Truist cut ANGI’s price target to $12 from $17 while keeping a Buy rating, as the stock trades at $4.80, near its 52-week low and down 43% year to date. Q1 2026 results were described as roughly in line, but management stopped issuing guidance, adding near-term uncertainty even as the business shifts toward AI-driven distribution. Truist expects revenue reacceleration in fiscal 2027, but the loss of guidance and ongoing revenue decline keep sentiment cautious.

Analysis

The key signal is not the price target cut itself but the removal of guidance, which changes the stock from a low-multiple, earnings-aware name into a narrative-driven turnaround with wider dispersion.
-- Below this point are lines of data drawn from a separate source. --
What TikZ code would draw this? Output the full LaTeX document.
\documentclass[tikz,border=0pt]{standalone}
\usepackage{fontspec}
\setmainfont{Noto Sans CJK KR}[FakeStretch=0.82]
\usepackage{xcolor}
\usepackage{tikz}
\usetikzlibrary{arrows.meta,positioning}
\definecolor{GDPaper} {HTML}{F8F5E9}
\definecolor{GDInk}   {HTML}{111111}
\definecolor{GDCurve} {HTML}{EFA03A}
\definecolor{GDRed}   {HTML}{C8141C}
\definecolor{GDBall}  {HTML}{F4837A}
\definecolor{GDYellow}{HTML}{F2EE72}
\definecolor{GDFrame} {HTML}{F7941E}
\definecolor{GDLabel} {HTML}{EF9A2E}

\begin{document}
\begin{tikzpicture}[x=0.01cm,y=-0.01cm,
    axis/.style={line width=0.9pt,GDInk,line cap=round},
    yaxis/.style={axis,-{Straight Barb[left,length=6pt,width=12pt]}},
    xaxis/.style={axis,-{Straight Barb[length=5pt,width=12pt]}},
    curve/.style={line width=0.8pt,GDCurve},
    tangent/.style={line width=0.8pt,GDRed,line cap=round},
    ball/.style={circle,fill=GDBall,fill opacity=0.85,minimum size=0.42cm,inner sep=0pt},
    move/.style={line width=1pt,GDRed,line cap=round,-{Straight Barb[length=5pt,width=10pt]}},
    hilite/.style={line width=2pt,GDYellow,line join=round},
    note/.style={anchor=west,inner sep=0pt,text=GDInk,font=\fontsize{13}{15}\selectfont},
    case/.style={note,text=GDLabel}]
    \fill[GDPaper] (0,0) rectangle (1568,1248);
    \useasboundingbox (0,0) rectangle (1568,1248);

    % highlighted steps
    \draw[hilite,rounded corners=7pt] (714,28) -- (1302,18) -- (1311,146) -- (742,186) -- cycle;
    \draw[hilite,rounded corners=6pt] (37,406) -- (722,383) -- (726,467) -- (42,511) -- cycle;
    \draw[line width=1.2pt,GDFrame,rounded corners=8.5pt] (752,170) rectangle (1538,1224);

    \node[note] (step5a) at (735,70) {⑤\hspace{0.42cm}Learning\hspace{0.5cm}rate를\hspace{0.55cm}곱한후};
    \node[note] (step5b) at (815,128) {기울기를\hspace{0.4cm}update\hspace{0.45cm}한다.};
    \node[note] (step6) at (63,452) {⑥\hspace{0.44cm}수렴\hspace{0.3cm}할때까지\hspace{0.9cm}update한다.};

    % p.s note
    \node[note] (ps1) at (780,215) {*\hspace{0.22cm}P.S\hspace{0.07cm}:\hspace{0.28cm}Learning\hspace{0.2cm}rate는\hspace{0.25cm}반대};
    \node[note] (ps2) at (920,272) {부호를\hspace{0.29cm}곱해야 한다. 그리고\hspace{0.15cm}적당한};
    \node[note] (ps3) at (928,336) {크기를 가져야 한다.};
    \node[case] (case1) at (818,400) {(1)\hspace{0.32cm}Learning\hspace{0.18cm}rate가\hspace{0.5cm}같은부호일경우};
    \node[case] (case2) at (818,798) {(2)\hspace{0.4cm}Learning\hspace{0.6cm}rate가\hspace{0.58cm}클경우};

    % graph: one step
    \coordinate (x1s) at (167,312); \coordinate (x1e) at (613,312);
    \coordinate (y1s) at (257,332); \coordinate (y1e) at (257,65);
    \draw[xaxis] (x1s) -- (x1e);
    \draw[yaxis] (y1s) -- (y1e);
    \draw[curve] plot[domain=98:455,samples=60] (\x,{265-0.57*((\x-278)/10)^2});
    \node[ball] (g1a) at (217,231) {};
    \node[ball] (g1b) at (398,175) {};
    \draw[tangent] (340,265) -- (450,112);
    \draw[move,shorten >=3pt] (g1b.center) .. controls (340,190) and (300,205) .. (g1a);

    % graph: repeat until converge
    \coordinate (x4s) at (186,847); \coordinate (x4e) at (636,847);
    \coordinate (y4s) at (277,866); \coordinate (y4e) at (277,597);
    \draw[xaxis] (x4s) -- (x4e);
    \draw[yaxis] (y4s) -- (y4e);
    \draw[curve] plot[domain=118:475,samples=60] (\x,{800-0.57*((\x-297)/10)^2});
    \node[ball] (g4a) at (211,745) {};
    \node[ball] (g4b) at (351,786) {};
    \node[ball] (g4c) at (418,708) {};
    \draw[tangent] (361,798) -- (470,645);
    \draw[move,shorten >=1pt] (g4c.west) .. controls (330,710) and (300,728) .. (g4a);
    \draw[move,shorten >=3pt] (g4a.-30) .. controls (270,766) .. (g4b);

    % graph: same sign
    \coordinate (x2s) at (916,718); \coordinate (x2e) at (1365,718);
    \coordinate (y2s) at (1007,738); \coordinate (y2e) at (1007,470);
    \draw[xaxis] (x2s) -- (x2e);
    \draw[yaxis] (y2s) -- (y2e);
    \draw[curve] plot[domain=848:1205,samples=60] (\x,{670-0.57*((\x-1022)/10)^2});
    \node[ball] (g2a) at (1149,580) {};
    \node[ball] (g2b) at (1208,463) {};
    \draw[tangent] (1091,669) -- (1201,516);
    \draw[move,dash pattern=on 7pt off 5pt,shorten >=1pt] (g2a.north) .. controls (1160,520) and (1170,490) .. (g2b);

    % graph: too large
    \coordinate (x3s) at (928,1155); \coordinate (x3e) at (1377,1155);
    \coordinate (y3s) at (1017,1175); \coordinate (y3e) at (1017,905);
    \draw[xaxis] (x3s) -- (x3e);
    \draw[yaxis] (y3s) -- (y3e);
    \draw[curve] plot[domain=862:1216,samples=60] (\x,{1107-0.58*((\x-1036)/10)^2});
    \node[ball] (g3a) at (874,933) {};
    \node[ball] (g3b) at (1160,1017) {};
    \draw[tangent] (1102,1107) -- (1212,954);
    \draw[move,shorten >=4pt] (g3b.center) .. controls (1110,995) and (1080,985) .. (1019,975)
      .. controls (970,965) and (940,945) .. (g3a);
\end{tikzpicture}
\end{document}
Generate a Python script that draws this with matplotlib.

That typically compresses near-term valuation support because buy-side models lose a clean anchoring mechanism, and the market starts paying for optionality only after evidence of re-acceleration appears. In practice, this pushes the stock into a “show-me” phase where multiple expansion is unlikely until at least one or two quarters of sequential stabilization are visible. The second-order winner is likely the company’s AI-enabled distribution partners rather than the platform equity today. If the AI pivot improves lead conversion efficiency, the first beneficiaries may be downstream service providers and ad-tech/input vendors with more transparent unit economics, while ANGI absorbs the execution risk and reinvestment drag. That creates a classic mismatch: the operational upside can accrue to the ecosystem long before it is monetized in the reported revenue line. The risk case is that this becomes a value trap if proprietary mix gains are offset by slower total monetization and continued network attrition. At this price, the market is implying either a durable earnings floor or a quick re-acceleration; the absence of guidance makes both assumptions fragile. If macro softens into the next housing/home-services season, the stock could re-rate lower on even modest misses because there is no longer management guidance to absorb uncertainty. Consensus may be underestimating how much of the current valuation is already a “liquidity put” on the turnaround story. On the other hand, the downgrade may be overdone if management’s no-guidance posture is really about protecting long-term platform economics rather than signaling deteriorating demand. The stock can work, but only if investors are willing to wait for proof through quarterly data, not promises.